WHAT NEEDS TO BE DONE: Leave out the pictures, then reproduce the rest of the material exactly.

* BEGIN *

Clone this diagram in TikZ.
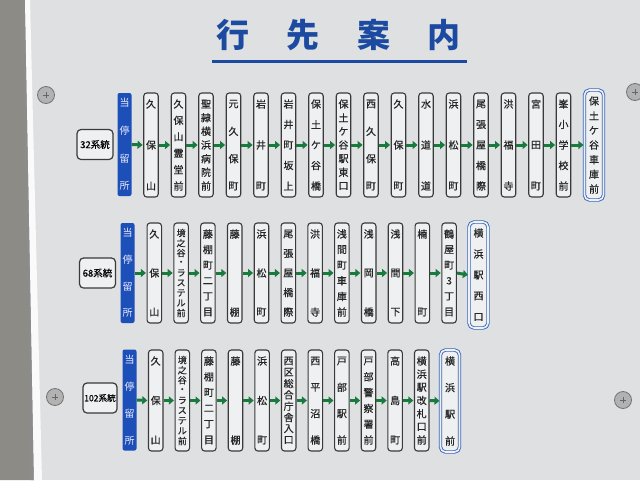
\documentclass[tikz,border=0pt]{standalone}
\usepackage{fontspec}
\setmainfont{Noto Sans CJK JP}
\newfontfamily\jp[FakeBold=0.6]{Noto Sans CJK JP}
\newfontfamily\jpt{Noto Sans CJK JP}
\usetikzlibrary{arrows.meta}
\definecolor{signbg}{HTML}{DEE0E2}
\definecolor{boxbg}{HTML}{EEF0F1}
\definecolor{tblue}{HTML}{1C4AA0}
\definecolor{sblue}{HTML}{1D4FB8}
\definecolor{dblue}{HTML}{3A68BE}
\definecolor{agreen}{HTML}{187A3C}
\definecolor{edge}{HTML}{3A3A3A}
\definecolor{pole}{HTML}{8C8B86}
\tikzset{
  stnbox/.style={draw=edge, fill=boxbg, line width=1.1pt, rounded corners=3pt, minimum width=14.5pt, inner sep=0pt},
  termbox/.style={draw=dblue, double=boxbg, double distance=1.6pt, line width=0.9pt, fill=boxbg, rounded corners=5pt, minimum width=19pt, inner sep=0pt},
  stopbox/.style={fill=sblue, rounded corners=2pt, minimum width=14pt, inner sep=0pt},
  syslabel/.style={draw=edge, fill=boxbg, line width=1.2pt, rounded corners=4pt, minimum width=36pt, minimum height=30pt, inner sep=0pt, font=\jp\fontsize{9.5}{10}\selectfont},
  stnch/.style={inner sep=0pt, text=black!85},
  garrow/.style={draw=agreen, line width=3pt, -{Triangle[length=5pt,width=8pt]}, shorten >=0.6pt},
  screw/.style={circle, draw=black!55, line width=0.8pt, fill=black!30, minimum size=17pt, inner sep=0pt},
}
% #1 name, #2 cx, #3 cy, #4 height, #5 style, #6 list of characters
\newcommand\mkstn[6]{%
  \node[#5, minimum height=#4] (#1) at (#2,#3) {};
  \edef\chlist{#6}%
  \foreach \ch [count=\k] in \chlist {\xdef\nch{\k}}%
  \ifnum\nch>8 \gdef\chfont{\jp\fontsize{9}{9}\selectfont}\def\chpad{10}\else\gdef\chfont{\jp\fontsize{10}{10}\selectfont}\def\chpad{11}\fi
  \foreach \ch [count=\k] in \chlist {
    \pgfmathsetmacro\yy{#3 - #4/2 + \chpad + (\k-1)*(#4-2*\chpad)/(\nch-1)}
    \node[stnch, font=\chfont] (#1c\k) at (#2,\yy) {\ch};
  }
}
\newcommand\mkstop[4]{% name, cx, cy, h
  \node[stopbox, minimum height=#4] (#1) at (#2,#3) {};
  \foreach \ch [count=\k] in {当,停,留,所} {
    \pgfmathsetmacro\yy{#3 - #4/2 + 10 + (\k-1)*(#4-20)/3}
    \node[stnch, text=white!92!blue, font=\jpt\fontsize{10}{10}\selectfont] (#1c\k) at (#2,\yy) {\ch};
  }
}
\begin{document}
\begin{tikzpicture}[x=1pt,y=-1pt]
\useasboundingbox (0,0) rectangle (640,480);
% background: sign and pole
\fill[signbg] (0,0) rectangle (640,480);
\fill[pole] (0,0) -- (25,0) -- (34,480) -- (0,480) -- cycle;
\fill[black!45] (22,0) -- (25,0) -- (34,480) -- (31,480) -- cycle;
\fill[white!96!gray] (25,0) -- (30,0) -- (42,480) -- (34,480) -- cycle;
% screws
\foreach \n/\sx/\sy in {sa/46/95, sb/55/397, sc/635/92, sd/623/400} {
  \node[screw] (\n) at (\sx,\sy) {};
  \draw[black!60, line width=1pt] ([xshift=-3pt]\n.center) -- ([xshift=3pt]\n.center);
  \draw[black!60, line width=1pt] ([yshift=-3pt]\n.center) -- ([yshift=3pt]\n.center);
}
% title
\foreach \t/\tx [count=\i] in {行/233, 先/303, 案/374, 内/444}
  \node[text=tblue, font=\jpt\bfseries\fontsize{33}{33}\selectfont, inner sep=0pt] (title\i) at (\tx,35) {\t};
\draw[tblue, line width=3pt] (212,61.5) coordinate (ula) -- (467,61.5) coordinate (ulb);

% ---------- row 1 : 32系統 ----------
\node[syslabel] (sys1) at (95,144.5) {32系統};
\mkstop{r1s0}{124.5}{144.5}{103}
\foreach \lst [count=\i] in {
  {久,保,山},{久,保,山,霊,堂,前},{聖,隷,横,浜,病,院,前},{元,久,保,町},{岩,井,町},
  {岩,井,町,坂,上},{保,土,ケ,谷,橋},{保,土,ケ,谷,駅,東,口},{西,久,保,町},{久,保,町},
  {水,道,道},{浜,松,町},{尾,張,屋,橋,際},{洪,福,寺},{宮,田,町},{峯,小,学,校,前}} {
  \pgfmathsetmacro\cx{151+27.5*(\i-1)}
  \mkstn{r1s\i}{\cx}{145}{104}{stnbox}{\lst}
}
\mkstn{r1s17}{594}{145}{110}{termbox}{保,土,ケ,谷,車,庫,前}
\foreach \i in {1,...,17} {
  \pgfmathtruncatemacro\j{\i-1}
  \draw[garrow] (r1s\j.east) -- (r1s\i.west);
}

% ---------- row 2 : 68系統 ----------
\node[syslabel] (sys2) at (97.5,273) {68系統};
\mkstop{r2s0}{127.5}{273}{100}
\foreach \lst [count=\i] in {
  {久,保,山},{境,之,谷,・,ラ,ス,テ,ル,前},{藤,棚,町,二,丁,目},{藤,棚},{浜,松,町},
  {尾,張,屋,橋,際},{洪,福,寺},{浅,間,町,車,庫,前},{浅,岡,橋},{浅,間,下},
  {楠,町},{鶴,屋,町,3,丁,目}} {
  \pgfmathsetmacro\cx{154.3+26.8*(\i-1)}
  \mkstn{r2s\i}{\cx}{273}{100}{stnbox}{\lst}
}
\mkstn{r2s13}{478.5}{275}{106}{termbox}{横,浜,駅,西,口}
\foreach \i in {1,...,13} {
  \pgfmathtruncatemacro\j{\i-1}
  \draw[garrow] (r2s\j.east) -- (r2s\i.west);
}

% ---------- row 3 : 102系統 ----------
\node[syslabel, minimum width=34pt, font=\jp\fontsize{8.6}{9}\selectfont] (sys3) at (100,398) {102系統};
\mkstop{r3s0}{129.5}{400}{101}
\foreach \lst [count=\i] in {
  {久,保,山},{境,之,谷,・,ラ,ス,テ,ル,前},{藤,棚,町,二,丁,目},{藤,棚},{浜,松,町},
  {西,区,総,合,庁,舎,入,口},{西,平,沼,橋},{戸,部,駅,前},{戸,部,警,察,署,前},{高,島,町},
  {横,浜,駅,改,札,口,前}} {
  \pgfmathsetmacro\cx{155.7+26.6*(\i-1)}
  \mkstn{r3s\i}{\cx}{400.5}{101}{stnbox}{\lst}
}
\mkstn{r3s12}{450}{401}{102}{termbox}{横,浜,駅,前}
\foreach \i in {1,...,12} {
  \pgfmathtruncatemacro\j{\i-1}
  \draw[garrow] (r3s\j.east) -- (r3s\i.west);
}
\end{tikzpicture}
\end{document}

* END *

ANSWER IN FULL:
Clone this diagram in TikZ.
\documentclass[tikz,border=0pt]{standalone}
\usepackage{fontspec}
\setmainfont{Noto Sans CJK JP}
\newfontfamily\jp[FakeBold=0.6]{Noto Sans CJK JP}
\newfontfamily\jpt{Noto Sans CJK JP}
\usetikzlibrary{arrows.meta}
\definecolor{signbg}{HTML}{DEE0E2}
\definecolor{boxbg}{HTML}{EEF0F1}
\definecolor{tblue}{HTML}{1C4AA0}
\definecolor{sblue}{HTML}{1D4FB8}
\definecolor{dblue}{HTML}{3A68BE}
\definecolor{agreen}{HTML}{187A3C}
\definecolor{edge}{HTML}{3A3A3A}
\definecolor{pole}{HTML}{8C8B86}
\tikzset{
  stnbox/.style={draw=edge, fill=boxbg, line width=1.1pt, rounded corners=3pt, minimum width=14.5pt, inner sep=0pt},
  termbox/.style={draw=dblue, double=boxbg, double distance=1.6pt, line width=0.9pt, fill=boxbg, rounded corners=5pt, minimum width=19pt, inner sep=0pt},
  stopbox/.style={fill=sblue, rounded corners=2pt, minimum width=14pt, inner sep=0pt},
  syslabel/.style={draw=edge, fill=boxbg, line width=1.2pt, rounded corners=4pt, minimum width=36pt, minimum height=30pt, inner sep=0pt, font=\jp\fontsize{9.5}{10}\selectfont},
  stnch/.style={inner sep=0pt, text=black!85},
  garrow/.style={draw=agreen, line width=3pt, -{Triangle[length=5pt,width=8pt]}, shorten >=0.6pt},
  screw/.style={circle, draw=black!55, line width=0.8pt, fill=black!30, minimum size=17pt, inner sep=0pt},
}
% #1 name, #2 cx, #3 cy, #4 height, #5 style, #6 list of characters
\newcommand\mkstn[6]{%
  \node[#5, minimum height=#4] (#1) at (#2,#3) {};
  \edef\chlist{#6}%
  \foreach \ch [count=\k] in \chlist {\xdef\nch{\k}}%
  \ifnum\nch>8 \gdef\chfont{\jp\fontsize{9}{9}\selectfont}\def\chpad{10}\else\gdef\chfont{\jp\fontsize{10}{10}\selectfont}\def\chpad{11}\fi
  \foreach \ch [count=\k] in \chlist {
    \pgfmathsetmacro\yy{#3 - #4/2 + \chpad + (\k-1)*(#4-2*\chpad)/(\nch-1)}
    \node[stnch, font=\chfont] (#1c\k) at (#2,\yy) {\ch};
  }
}
\newcommand\mkstop[4]{% name, cx, cy, h
  \node[stopbox, minimum height=#4] (#1) at (#2,#3) {};
  \foreach \ch [count=\k] in {当,停,留,所} {
    \pgfmathsetmacro\yy{#3 - #4/2 + 10 + (\k-1)*(#4-20)/3}
    \node[stnch, text=white!92!blue, font=\jpt\fontsize{10}{10}\selectfont] (#1c\k) at (#2,\yy) {\ch};
  }
}
\begin{document}
\begin{tikzpicture}[x=1pt,y=-1pt]
\useasboundingbox (0,0) rectangle (640,480);
% background: sign and pole
\fill[signbg] (0,0) rectangle (640,480);
\fill[pole] (0,0) -- (25,0) -- (34,480) -- (0,480) -- cycle;
\fill[black!45] (22,0) -- (25,0) -- (34,480) -- (31,480) -- cycle;
\fill[white!96!gray] (25,0) -- (30,0) -- (42,480) -- (34,480) -- cycle;
% screws
\foreach \n/\sx/\sy in {sa/46/95, sb/55/397, sc/635/92, sd/623/400} {
  \node[screw] (\n) at (\sx,\sy) {};
  \draw[black!60, line width=1pt] ([xshift=-3pt]\n.center) -- ([xshift=3pt]\n.center);
  \draw[black!60, line width=1pt] ([yshift=-3pt]\n.center) -- ([yshift=3pt]\n.center);
}
% title
\foreach \t/\tx [count=\i] in {行/233, 先/303, 案/374, 内/444}
  \node[text=tblue, font=\jpt\bfseries\fontsize{33}{33}\selectfont, inner sep=0pt] (title\i) at (\tx,35) {\t};
\draw[tblue, line width=3pt] (212,61.5) coordinate (ula) -- (467,61.5) coordinate (ulb);

% ---------- row 1 : 32系統 ----------
\node[syslabel] (sys1) at (95,144.5) {32系統};
\mkstop{r1s0}{124.5}{144.5}{103}
\foreach \lst [count=\i] in {
  {久,保,山},{久,保,山,霊,堂,前},{聖,隷,横,浜,病,院,前},{元,久,保,町},{岩,井,町},
  {岩,井,町,坂,上},{保,土,ケ,谷,橋},{保,土,ケ,谷,駅,東,口},{西,久,保,町},{久,保,町},
  {水,道,道},{浜,松,町},{尾,張,屋,橋,際},{洪,福,寺},{宮,田,町},{峯,小,学,校,前}} {
  \pgfmathsetmacro\cx{151+27.5*(\i-1)}
  \mkstn{r1s\i}{\cx}{145}{104}{stnbox}{\lst}
}
\mkstn{r1s17}{594}{145}{110}{termbox}{保,土,ケ,谷,車,庫,前}
\foreach \i in {1,...,17} {
  \pgfmathtruncatemacro\j{\i-1}
  \draw[garrow] (r1s\j.east) -- (r1s\i.west);
}

% ---------- row 2 : 68系統 ----------
\node[syslabel] (sys2) at (97.5,273) {68系統};
\mkstop{r2s0}{127.5}{273}{100}
\foreach \lst [count=\i] in {
  {久,保,山},{境,之,谷,・,ラ,ス,テ,ル,前},{藤,棚,町,二,丁,目},{藤,棚},{浜,松,町},
  {尾,張,屋,橋,際},{洪,福,寺},{浅,間,町,車,庫,前},{浅,岡,橋},{浅,間,下},
  {楠,町},{鶴,屋,町,3,丁,目}} {
  \pgfmathsetmacro\cx{154.3+26.8*(\i-1)}
  \mkstn{r2s\i}{\cx}{273}{100}{stnbox}{\lst}
}
\mkstn{r2s13}{478.5}{275}{106}{termbox}{横,浜,駅,西,口}
\foreach \i in {1,...,13} {
  \pgfmathtruncatemacro\j{\i-1}
  \draw[garrow] (r2s\j.east) -- (r2s\i.west);
}

% ---------- row 3 : 102系統 ----------
\node[syslabel, minimum width=34pt, font=\jp\fontsize{8.6}{9}\selectfont] (sys3) at (100,398) {102系統};
\mkstop{r3s0}{129.5}{400}{101}
\foreach \lst [count=\i] in {
  {久,保,山},{境,之,谷,・,ラ,ス,テ,ル,前},{藤,棚,町,二,丁,目},{藤,棚},{浜,松,町},
  {西,区,総,合,庁,舎,入,口},{西,平,沼,橋},{戸,部,駅,前},{戸,部,警,察,署,前},{高,島,町},
  {横,浜,駅,改,札,口,前}} {
  \pgfmathsetmacro\cx{155.7+26.6*(\i-1)}
  \mkstn{r3s\i}{\cx}{400.5}{101}{stnbox}{\lst}
}
\mkstn{r3s12}{450}{401}{102}{termbox}{横,浜,駅,前}
\foreach \i in {1,...,12} {
  \pgfmathtruncatemacro\j{\i-1}
  \draw[garrow] (r3s\j.east) -- (r3s\i.west);
}
\end{tikzpicture}
\end{document}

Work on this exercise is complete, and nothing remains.